New Negroes: The newly arrived Africans were often profoundly depressed, demoralized, and disoriented. Other slaves were expected to help new slaves to acclimate to their new lives. Ten to fifteen percent of new Negroes died within the first year.

 

Labor and Culture: Slaves were expected to work from sunup to sundown, and the threat of physical punishment was a constant. Slaves resisted in small and large ways, from refusing to learn a task to outright revolt, such as the Stono Rebellion. Regardless, whites remained firmly in control. The slave population grew quickly, and natural reproduction played a large role. By the 1740s, the majority of southern slaves were country-born. Family and kinship ties were significant, as were cultural ties to Africa.
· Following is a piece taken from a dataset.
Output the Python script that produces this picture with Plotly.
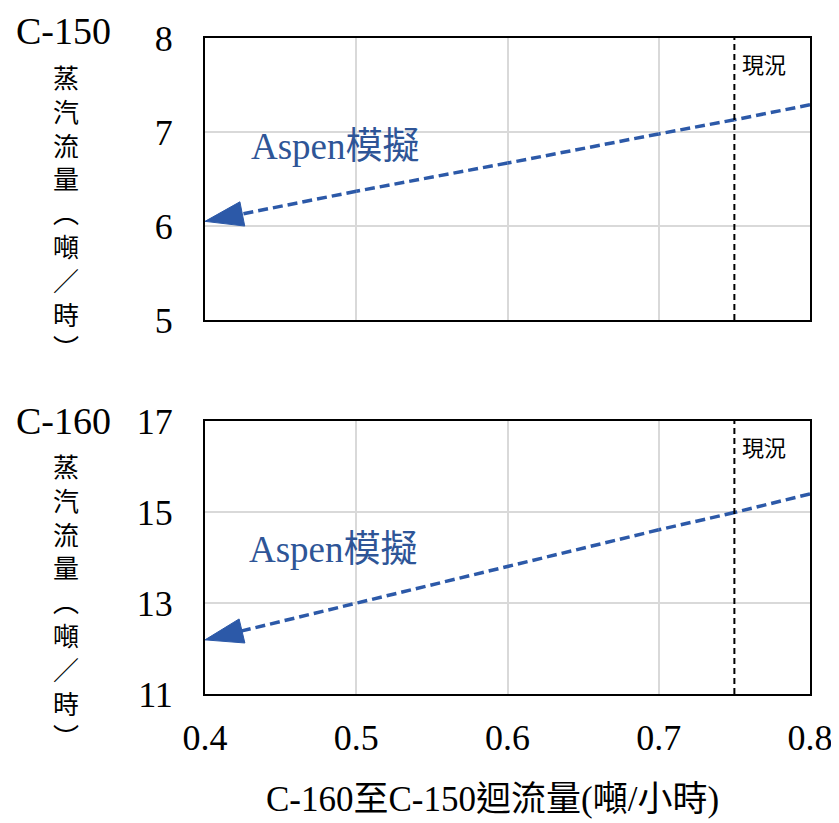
import plotly.graph_objects as go

# ---- data ----
X = [0.4, 0.5, 0.6, 0.7, 0.75, 0.8]
C150_STEAM = [6.05, 6.37, 6.67, 6.98, 7.13, 7.29]
C160_STEAM = [12.19, 12.99, 13.80, 14.61, 14.99, 15.40]
CURRENT_X = 0.75
X_TICKS = [0.4, 0.5, 0.6, 0.7, 0.8]
Y1_TICKS = [5, 6, 7, 8]
Y2_TICKS = [11, 13, 15, 17]
SERIES_LABEL = "Aspen模擬"
CURRENT_LABEL = "現況"
Y_LABEL_CHARS = ["蒸", "汽", "流", "量", "︵", "噸", "／", "時", "︶"]
X_TITLE = "C-160至C-150迴流量(噸/小時)"

BLUE = "#2C59A8"
TEXT_BLUE = "#2E5597"
SERIF = "Liberation Serif, Noto Sans CJK TC"
CJK = "Noto Sans CJK TC"

W, H = 839, 823
OFF = 8  # page body margin
# plot area in page pixels: x 205..810, y 38..694
ML = 205 - OFF
MT = 38 - OFF
MR = W - (810 - OFF)
MB = H - (694 - OFF)
PW = W - ML - MR
PH = H - MT - MB


def px2paper_x(px):
    return (px - OFF - ML) / PW


def px2paper_y(py):
    return (H - MB - (py - OFF)) / PH


fig = go.Figure()

# reversed order so the arrow marker at the last point points left
for xa, ya, vals in [("x", "y", C150_STEAM), ("x2", "y2", C160_STEAM)]:
    xs = X[::-1]
    ys = vals[::-1]
    sizes = [0] * (len(xs) - 1) + [40]
    fig.add_trace(go.Scatter(
        x=xs, y=ys, xaxis=xa, yaxis=ya, mode="lines+markers",
        line=dict(color=BLUE, width=3.5, dash="10px,5px"),
        marker=dict(symbol="arrow", size=sizes, color=BLUE, angleref="previous",
                    opacity=1, line=dict(width=1, color=BLUE)),
        opacity=1,
        cliponaxis=False, showlegend=False, hoverinfo="skip",
    ))

axis_common = dict(
    showline=True, mirror=True, linecolor="black", linewidth=2,
    showgrid=True, gridcolor="#d9d9d9", gridwidth=2, zeroline=False,
    ticks="", automargin=False,
    tickfont=dict(family="Liberation Serif", size=36, color="black"),
)

fig.update_layout(
    width=W, height=H,
    margin=dict(l=ML, r=MR, t=MT, b=MB, autoexpand=False),
    plot_bgcolor="white", paper_bgcolor="white",
    xaxis=dict(domain=[0, 1], anchor="y", range=[0.4, 0.8], tickvals=X_TICKS,
               showticklabels=False, **axis_common),
    yaxis=dict(domain=[0.570, 1], anchor="x", range=[5, 8], tickvals=Y1_TICKS,
               ticklabelstandoff=23, **axis_common),
    xaxis2=dict(domain=[0, 1], anchor="y2", range=[0.4, 0.8], tickvals=X_TICKS,
                ticktext=[f"{v:.1f}" for v in X_TICKS], ticklabelstandoff=11,
                **axis_common),
    yaxis2=dict(domain=[0, 0.416], anchor="x2", range=[11, 17], tickvals=Y2_TICKS,
                ticklabelstandoff=23, **axis_common),
)

# current-state vertical lines
for xr, yr in [("x", "y domain"), ("x2", "y2 domain")]:
    fig.add_shape(type="line", xref=xr, yref=yr, x0=CURRENT_X, x1=CURRENT_X,
                  y0=0, y1=1, line=dict(color="black", width=2, dash="6px,4px"))
    fig.add_annotation(xref=xr, yref=yr, x=CURRENT_X + 0.004, y=0.91,
                       xanchor="left", yanchor="middle", text=CURRENT_LABEL,
                       showarrow=False, font=dict(family=CJK, size=22, color="black"))

# series labels
fig.add_annotation(xref="x", yref="y", x=0.486, y=6.85, text=SERIES_LABEL,
                   showarrow=False, font=dict(family=SERIF, size=37, color=TEXT_BLUE))
fig.add_annotation(xref="x2", yref="y2", x=0.485, y=14.17, text=SERIES_LABEL,
                   showarrow=False, font=dict(family=SERIF, size=37, color=TEXT_BLUE))

# y labels: unit name + vertical text
for name, top_y, start, stop in [("C-150", 31, 80, 343), ("C-160", 421, 463, 737)]:
    fig.add_annotation(xref="paper", yref="paper", x=px2paper_x(63), y=px2paper_y(top_y),
                       text=name, showarrow=False, xanchor="center", yanchor="middle",
                       font=dict(family="Liberation Serif", size=38, color="black"))
    fig.add_annotation(xref="paper", yref="paper", x=px2paper_x(66),
                       y=px2paper_y((start + stop) / 2), text="<br>".join(Y_LABEL_CHARS),
                       showarrow=False, xanchor="center", yanchor="middle",
                       font=dict(family=CJK, size=26, color="black"))

# x title
fig.add_annotation(xref="paper", yref="paper", x=px2paper_x(492), y=px2paper_y(799),
                   text=X_TITLE, showarrow=False, xanchor="center", yanchor="middle",
                   font=dict(family=SERIF, size=35, color="black"))

fig.write_html("out.html")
Slaves drew on their heritages for many areas in their lives, including naming rituals, food, musical instruments, funeral rites, and even dolls.

5. Answer would ideally include:

 

Enlightenment: The Enlightenment, a rationalist intellectual movement that suggested that science and reason could reveal truths about the natural order, encouraged people to study the world around them, to question tradition, and to think for themselves. This philosophy influenced many educated colonists and encouraged prominent people, such as Benjamin Franklin and Thomas Jefferson, to think and talk about these issues with one another, to seek to understand nature, and to find ways to improve society.

 

Great Awakening: The Great Awakening was a wave of religious revivals that aimed to reinvigorate spiritual energies by reminding people about their sins and the need for salvation. In doing so, revivalist preachers communicated the message that every soul mattered, that men and women could choose to be saved, and that individuals had the power to make a decision for everlasting life or death. Many American colonists internalized this religious message and also translated it into other areas of their lives.